## [WHAT TO WORK ON]
Check the listing below line by line and report how many lines hold "this", with no other words.

Stored items:
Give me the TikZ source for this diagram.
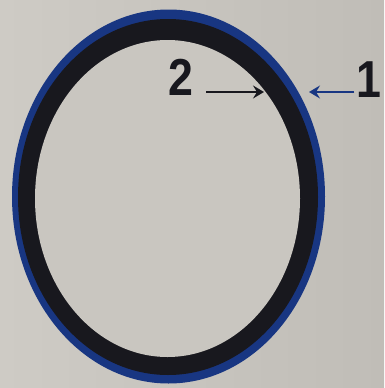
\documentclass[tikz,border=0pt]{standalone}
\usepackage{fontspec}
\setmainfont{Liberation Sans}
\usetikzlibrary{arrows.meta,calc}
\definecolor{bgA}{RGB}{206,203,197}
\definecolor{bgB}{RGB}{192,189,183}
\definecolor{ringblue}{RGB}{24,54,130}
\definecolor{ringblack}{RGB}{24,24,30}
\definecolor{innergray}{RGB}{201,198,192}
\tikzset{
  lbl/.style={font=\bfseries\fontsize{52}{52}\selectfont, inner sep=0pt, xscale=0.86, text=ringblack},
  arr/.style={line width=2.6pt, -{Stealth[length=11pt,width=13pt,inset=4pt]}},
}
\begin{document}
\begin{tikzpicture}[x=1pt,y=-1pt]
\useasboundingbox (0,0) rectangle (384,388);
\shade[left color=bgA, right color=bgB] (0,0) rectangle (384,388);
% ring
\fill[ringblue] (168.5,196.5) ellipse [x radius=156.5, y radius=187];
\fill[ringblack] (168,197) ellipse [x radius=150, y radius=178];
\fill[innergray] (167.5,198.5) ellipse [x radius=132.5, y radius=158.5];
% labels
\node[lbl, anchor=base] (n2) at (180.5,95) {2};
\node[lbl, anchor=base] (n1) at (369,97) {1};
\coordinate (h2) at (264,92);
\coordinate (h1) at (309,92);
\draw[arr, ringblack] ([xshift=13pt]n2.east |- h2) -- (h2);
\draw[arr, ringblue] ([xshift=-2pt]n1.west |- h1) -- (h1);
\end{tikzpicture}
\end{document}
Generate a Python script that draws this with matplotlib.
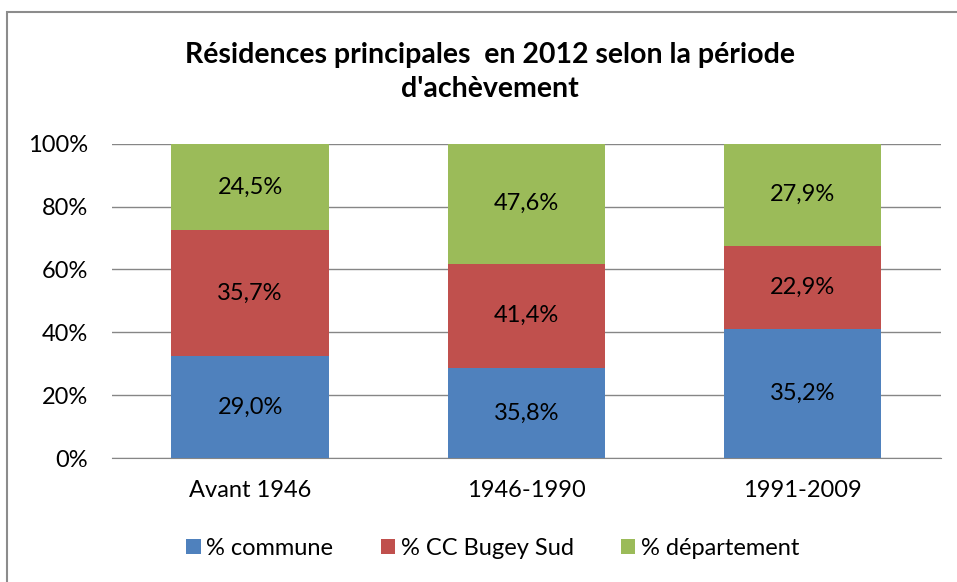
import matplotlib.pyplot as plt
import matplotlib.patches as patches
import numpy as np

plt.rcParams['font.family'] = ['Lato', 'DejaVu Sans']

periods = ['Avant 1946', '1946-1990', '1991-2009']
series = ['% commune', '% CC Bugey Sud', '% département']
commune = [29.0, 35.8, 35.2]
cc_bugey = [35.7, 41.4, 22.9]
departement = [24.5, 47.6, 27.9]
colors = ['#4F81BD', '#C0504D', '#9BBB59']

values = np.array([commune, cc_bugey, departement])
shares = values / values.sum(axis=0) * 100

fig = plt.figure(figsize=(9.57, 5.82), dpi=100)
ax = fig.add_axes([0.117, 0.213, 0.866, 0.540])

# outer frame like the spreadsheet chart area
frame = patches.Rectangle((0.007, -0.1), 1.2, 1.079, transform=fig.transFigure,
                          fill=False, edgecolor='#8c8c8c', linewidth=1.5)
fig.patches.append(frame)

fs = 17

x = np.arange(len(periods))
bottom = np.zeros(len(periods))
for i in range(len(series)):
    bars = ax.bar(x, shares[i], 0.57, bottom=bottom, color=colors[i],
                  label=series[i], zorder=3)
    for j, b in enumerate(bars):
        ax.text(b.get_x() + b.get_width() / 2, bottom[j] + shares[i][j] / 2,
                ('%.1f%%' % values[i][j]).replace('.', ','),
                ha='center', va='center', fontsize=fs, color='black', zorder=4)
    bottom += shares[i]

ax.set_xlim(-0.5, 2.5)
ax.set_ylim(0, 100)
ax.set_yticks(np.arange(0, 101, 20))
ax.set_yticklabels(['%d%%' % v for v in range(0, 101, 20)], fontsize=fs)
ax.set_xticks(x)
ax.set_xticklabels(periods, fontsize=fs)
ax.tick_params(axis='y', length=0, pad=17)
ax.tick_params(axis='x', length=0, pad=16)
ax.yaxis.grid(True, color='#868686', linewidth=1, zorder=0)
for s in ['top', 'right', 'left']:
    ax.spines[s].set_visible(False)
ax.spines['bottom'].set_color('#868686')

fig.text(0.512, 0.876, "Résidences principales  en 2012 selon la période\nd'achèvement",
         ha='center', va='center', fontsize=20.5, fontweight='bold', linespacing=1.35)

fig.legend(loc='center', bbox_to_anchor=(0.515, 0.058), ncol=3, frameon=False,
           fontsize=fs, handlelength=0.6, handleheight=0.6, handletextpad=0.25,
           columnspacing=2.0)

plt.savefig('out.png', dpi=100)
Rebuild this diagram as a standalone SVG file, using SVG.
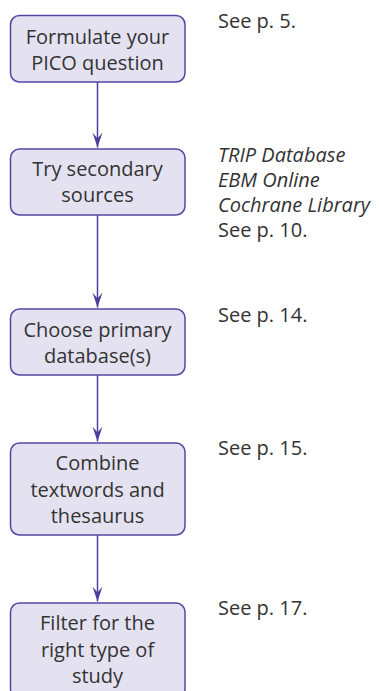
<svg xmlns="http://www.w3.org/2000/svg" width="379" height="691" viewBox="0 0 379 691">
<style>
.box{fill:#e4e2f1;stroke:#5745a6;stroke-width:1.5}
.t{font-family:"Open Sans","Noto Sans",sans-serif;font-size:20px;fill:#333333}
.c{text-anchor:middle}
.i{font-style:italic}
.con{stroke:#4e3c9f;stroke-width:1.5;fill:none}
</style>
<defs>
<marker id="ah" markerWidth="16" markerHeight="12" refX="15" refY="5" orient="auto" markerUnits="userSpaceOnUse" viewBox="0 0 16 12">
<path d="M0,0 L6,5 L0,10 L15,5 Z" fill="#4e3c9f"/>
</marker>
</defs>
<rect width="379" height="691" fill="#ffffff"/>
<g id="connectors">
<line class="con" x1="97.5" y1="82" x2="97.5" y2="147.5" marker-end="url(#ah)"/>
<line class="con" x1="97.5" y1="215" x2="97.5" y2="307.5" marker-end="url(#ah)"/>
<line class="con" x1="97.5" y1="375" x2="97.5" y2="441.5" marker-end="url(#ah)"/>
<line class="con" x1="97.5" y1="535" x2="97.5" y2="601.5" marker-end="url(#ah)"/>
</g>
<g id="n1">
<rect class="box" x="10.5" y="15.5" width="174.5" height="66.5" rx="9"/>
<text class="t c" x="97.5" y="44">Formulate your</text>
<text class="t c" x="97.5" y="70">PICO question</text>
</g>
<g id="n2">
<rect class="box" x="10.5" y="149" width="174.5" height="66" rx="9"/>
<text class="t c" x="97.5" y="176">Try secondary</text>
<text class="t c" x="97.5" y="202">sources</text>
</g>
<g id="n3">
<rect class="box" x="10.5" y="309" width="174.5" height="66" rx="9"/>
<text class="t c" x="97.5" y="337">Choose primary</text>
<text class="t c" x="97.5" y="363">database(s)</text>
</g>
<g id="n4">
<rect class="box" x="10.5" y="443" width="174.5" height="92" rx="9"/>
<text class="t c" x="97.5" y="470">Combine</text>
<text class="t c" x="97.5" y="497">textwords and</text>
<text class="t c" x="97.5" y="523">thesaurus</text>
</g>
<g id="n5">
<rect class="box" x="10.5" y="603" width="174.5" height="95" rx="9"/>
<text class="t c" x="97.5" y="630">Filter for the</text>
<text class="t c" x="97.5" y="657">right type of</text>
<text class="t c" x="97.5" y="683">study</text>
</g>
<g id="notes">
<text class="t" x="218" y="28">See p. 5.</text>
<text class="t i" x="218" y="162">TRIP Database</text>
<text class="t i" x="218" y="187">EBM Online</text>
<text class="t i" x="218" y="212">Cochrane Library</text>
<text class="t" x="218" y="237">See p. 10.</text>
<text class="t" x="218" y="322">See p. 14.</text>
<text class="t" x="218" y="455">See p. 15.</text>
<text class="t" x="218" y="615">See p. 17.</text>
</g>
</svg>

## [EXERCISE SOLUTION]
3